Rows from a dataset of charts and code:

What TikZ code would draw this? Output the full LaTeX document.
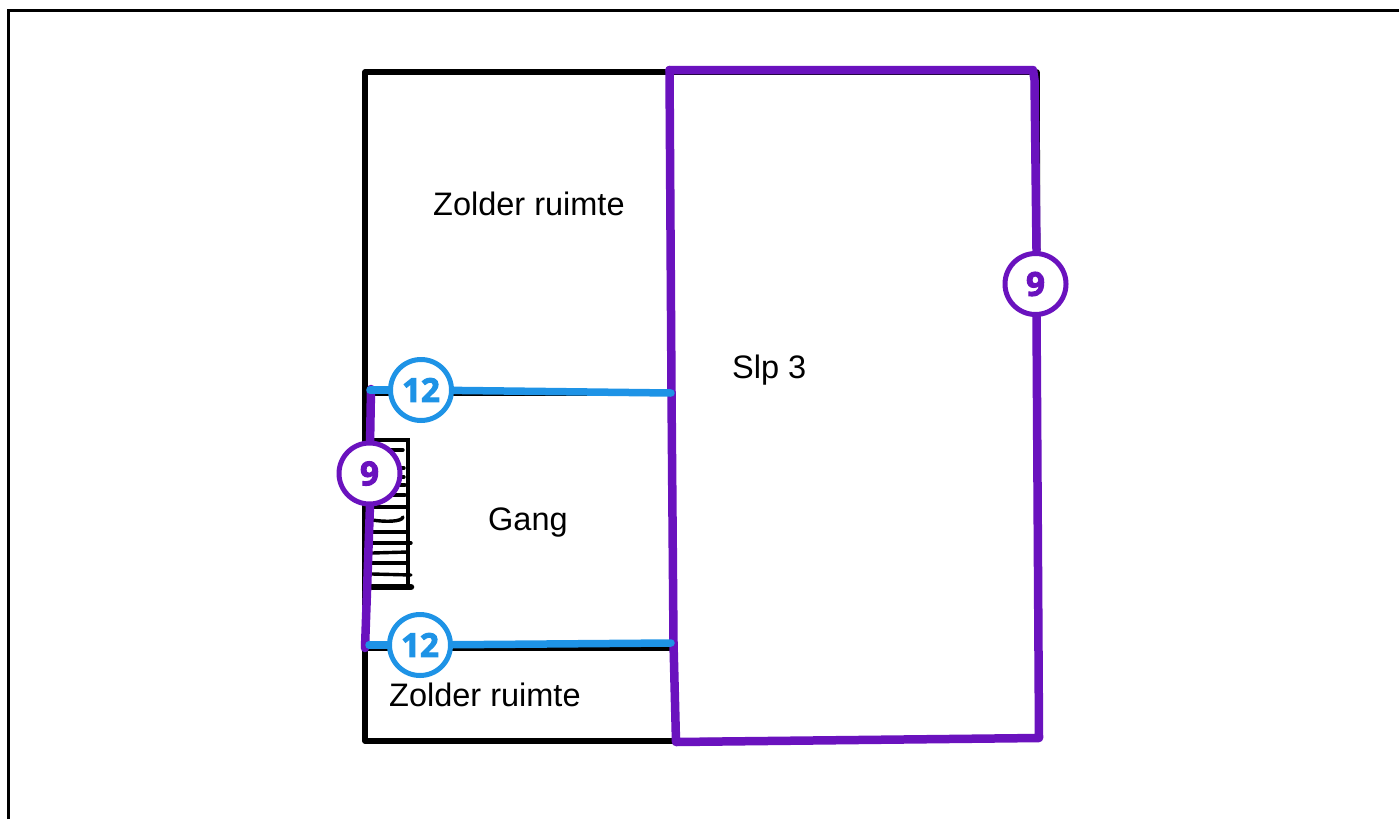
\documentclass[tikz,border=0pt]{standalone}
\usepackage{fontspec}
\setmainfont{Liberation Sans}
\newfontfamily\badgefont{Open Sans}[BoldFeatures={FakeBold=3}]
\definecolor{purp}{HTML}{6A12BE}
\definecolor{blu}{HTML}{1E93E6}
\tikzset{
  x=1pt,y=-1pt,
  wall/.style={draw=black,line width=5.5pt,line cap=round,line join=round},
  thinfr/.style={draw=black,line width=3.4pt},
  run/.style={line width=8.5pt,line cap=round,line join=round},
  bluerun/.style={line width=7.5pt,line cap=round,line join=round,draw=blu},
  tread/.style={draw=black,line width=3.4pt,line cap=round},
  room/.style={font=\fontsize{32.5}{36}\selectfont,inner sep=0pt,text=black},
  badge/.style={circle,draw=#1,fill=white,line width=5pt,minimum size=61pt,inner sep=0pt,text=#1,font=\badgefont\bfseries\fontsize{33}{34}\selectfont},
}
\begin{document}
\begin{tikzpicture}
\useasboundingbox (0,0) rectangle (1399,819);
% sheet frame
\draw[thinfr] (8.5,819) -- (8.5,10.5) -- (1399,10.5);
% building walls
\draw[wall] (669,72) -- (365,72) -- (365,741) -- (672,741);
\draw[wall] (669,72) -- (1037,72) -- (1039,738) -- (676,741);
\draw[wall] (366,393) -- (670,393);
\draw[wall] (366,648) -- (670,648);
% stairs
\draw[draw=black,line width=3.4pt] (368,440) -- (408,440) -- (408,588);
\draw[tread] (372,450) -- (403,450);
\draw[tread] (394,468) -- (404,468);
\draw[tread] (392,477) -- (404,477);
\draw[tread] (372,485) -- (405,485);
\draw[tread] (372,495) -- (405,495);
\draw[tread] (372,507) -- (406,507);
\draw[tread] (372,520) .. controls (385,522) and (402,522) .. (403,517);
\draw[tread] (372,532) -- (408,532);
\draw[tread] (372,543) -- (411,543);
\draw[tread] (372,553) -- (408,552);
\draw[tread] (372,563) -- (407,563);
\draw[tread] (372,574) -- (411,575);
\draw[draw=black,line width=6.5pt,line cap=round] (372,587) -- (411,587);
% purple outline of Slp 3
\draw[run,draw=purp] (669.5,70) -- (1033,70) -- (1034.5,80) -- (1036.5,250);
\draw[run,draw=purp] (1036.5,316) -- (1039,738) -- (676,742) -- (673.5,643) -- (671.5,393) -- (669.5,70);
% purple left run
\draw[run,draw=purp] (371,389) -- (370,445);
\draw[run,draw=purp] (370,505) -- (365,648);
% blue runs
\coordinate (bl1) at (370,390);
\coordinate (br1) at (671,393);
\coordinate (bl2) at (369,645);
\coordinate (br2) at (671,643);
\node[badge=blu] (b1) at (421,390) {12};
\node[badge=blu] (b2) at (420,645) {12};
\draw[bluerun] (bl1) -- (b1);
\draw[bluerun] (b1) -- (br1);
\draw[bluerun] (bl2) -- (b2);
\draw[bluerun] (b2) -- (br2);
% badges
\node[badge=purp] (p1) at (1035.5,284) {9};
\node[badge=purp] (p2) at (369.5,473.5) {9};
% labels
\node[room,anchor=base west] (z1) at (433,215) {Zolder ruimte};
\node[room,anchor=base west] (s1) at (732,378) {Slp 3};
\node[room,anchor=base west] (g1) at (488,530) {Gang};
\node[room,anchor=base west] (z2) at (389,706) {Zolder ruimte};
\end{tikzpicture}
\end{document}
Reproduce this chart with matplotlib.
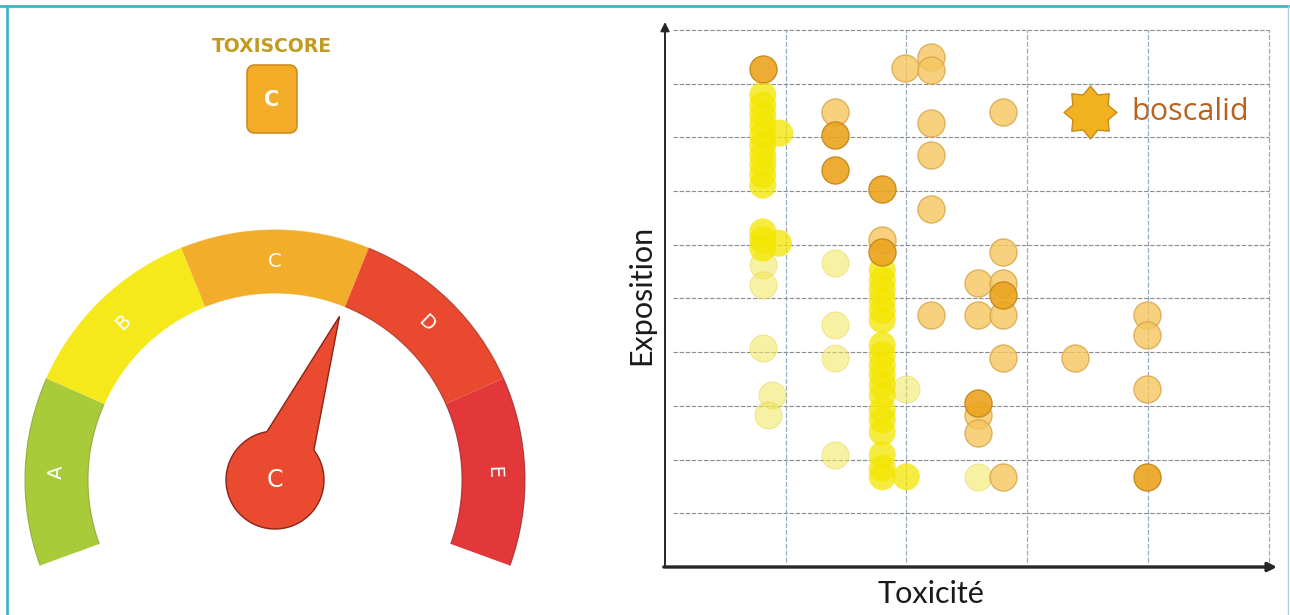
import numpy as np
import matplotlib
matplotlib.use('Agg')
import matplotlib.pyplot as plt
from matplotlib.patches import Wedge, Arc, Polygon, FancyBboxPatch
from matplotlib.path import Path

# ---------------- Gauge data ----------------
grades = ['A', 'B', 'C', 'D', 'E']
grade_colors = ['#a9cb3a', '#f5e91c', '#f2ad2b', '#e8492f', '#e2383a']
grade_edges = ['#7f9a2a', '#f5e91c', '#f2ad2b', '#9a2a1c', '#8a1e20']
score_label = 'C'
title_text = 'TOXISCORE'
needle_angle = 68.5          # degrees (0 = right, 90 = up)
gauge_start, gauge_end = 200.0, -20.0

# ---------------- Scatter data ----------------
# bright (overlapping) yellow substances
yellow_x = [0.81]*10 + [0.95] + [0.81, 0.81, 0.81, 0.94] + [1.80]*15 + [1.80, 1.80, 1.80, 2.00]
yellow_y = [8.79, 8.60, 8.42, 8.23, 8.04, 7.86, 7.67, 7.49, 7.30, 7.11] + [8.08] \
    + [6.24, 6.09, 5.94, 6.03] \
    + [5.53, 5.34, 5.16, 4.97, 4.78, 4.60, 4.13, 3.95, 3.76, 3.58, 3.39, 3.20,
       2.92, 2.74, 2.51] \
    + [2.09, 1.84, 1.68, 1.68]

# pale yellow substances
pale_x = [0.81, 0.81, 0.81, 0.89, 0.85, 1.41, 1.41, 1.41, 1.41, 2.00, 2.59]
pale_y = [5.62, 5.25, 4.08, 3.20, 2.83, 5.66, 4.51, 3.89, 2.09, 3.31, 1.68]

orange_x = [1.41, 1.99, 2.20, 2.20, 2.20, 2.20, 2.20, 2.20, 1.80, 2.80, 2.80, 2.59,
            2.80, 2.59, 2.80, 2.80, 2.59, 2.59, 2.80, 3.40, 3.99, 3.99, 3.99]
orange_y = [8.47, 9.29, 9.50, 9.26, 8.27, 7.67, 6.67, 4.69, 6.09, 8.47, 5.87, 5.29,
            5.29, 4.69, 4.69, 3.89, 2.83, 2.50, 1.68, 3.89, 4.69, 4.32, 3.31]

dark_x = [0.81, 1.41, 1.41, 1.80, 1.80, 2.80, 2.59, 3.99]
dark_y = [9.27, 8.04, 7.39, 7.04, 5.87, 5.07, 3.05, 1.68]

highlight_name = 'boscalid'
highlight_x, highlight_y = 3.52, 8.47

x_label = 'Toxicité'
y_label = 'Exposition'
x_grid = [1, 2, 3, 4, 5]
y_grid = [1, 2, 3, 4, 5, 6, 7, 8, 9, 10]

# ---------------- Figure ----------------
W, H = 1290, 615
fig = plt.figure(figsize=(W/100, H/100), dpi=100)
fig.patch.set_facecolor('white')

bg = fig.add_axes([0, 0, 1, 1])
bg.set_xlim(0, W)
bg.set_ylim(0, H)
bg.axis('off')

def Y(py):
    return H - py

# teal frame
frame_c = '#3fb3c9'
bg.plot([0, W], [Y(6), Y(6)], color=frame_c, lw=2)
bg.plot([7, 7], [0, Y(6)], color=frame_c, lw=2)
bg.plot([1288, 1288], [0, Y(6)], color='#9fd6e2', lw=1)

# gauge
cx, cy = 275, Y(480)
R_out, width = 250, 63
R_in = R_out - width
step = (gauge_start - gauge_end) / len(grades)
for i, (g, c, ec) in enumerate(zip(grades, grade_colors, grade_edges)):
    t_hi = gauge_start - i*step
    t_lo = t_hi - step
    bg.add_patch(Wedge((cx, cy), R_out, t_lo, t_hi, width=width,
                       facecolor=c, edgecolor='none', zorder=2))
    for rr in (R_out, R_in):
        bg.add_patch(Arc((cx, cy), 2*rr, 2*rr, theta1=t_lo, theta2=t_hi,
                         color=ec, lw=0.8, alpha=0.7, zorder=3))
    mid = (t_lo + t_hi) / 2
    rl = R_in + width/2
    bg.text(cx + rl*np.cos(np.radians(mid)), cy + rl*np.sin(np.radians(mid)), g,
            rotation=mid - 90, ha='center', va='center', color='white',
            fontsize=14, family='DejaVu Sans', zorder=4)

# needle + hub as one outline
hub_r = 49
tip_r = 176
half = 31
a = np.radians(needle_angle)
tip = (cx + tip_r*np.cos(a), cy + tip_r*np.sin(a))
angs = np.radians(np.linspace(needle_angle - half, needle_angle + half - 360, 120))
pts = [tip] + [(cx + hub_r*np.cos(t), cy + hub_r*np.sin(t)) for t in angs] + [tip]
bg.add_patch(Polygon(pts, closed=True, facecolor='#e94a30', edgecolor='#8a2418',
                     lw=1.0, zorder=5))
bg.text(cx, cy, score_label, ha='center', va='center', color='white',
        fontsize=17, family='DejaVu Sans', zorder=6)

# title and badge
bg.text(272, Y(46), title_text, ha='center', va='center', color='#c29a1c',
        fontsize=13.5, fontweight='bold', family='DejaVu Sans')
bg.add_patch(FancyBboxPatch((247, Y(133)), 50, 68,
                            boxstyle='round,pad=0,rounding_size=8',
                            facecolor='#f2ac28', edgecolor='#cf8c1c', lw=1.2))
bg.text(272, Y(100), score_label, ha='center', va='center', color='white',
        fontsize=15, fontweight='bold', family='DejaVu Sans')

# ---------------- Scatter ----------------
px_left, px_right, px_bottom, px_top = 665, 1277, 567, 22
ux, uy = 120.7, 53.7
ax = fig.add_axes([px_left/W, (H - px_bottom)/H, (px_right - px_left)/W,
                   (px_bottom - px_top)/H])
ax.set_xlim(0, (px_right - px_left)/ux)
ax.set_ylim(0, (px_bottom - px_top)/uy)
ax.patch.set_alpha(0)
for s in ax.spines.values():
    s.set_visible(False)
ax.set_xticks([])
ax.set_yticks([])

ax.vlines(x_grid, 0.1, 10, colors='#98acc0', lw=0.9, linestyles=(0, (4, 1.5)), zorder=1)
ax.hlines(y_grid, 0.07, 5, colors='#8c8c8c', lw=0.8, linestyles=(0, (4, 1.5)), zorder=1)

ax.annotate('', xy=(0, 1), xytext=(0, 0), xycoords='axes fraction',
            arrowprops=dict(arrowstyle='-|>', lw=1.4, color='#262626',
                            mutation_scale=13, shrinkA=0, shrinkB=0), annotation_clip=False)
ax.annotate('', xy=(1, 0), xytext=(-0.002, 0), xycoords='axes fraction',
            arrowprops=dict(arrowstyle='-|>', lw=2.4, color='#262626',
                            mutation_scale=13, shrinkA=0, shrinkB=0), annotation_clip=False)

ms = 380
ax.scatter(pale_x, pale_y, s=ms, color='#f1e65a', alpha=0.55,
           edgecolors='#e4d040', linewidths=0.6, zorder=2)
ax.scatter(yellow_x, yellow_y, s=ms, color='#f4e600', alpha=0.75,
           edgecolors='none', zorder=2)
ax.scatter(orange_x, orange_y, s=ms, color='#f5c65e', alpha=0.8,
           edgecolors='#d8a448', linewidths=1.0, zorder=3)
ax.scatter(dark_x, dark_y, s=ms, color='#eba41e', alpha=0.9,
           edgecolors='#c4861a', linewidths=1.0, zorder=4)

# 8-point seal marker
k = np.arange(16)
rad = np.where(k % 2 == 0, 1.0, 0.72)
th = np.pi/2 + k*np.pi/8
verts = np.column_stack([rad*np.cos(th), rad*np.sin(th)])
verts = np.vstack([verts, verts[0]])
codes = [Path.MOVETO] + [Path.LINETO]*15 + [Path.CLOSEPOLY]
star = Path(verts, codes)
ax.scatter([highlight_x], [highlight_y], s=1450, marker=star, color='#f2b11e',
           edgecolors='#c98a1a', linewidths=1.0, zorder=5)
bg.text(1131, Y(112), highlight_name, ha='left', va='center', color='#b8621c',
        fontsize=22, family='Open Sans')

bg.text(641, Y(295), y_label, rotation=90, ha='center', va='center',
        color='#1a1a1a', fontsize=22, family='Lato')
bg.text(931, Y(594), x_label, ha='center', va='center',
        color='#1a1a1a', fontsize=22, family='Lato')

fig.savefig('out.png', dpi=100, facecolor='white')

▶ WHAT NEEDS TO BE DONE
Between the line with "Reproduce this chart with matplotlib." and the line with "from matplotlib.path import Path", ends included, lies the span to copy exactly; copy nothing else and leave out the pictures.

▶ OUTPUT FOR THIS TASK
Reproduce this chart with matplotlib.
import numpy as np
import matplotlib
matplotlib.use('Agg')
import matplotlib.pyplot as plt
from matplotlib.patches import Wedge, Arc, Polygon, FancyBboxPatch
from matplotlib.path import Path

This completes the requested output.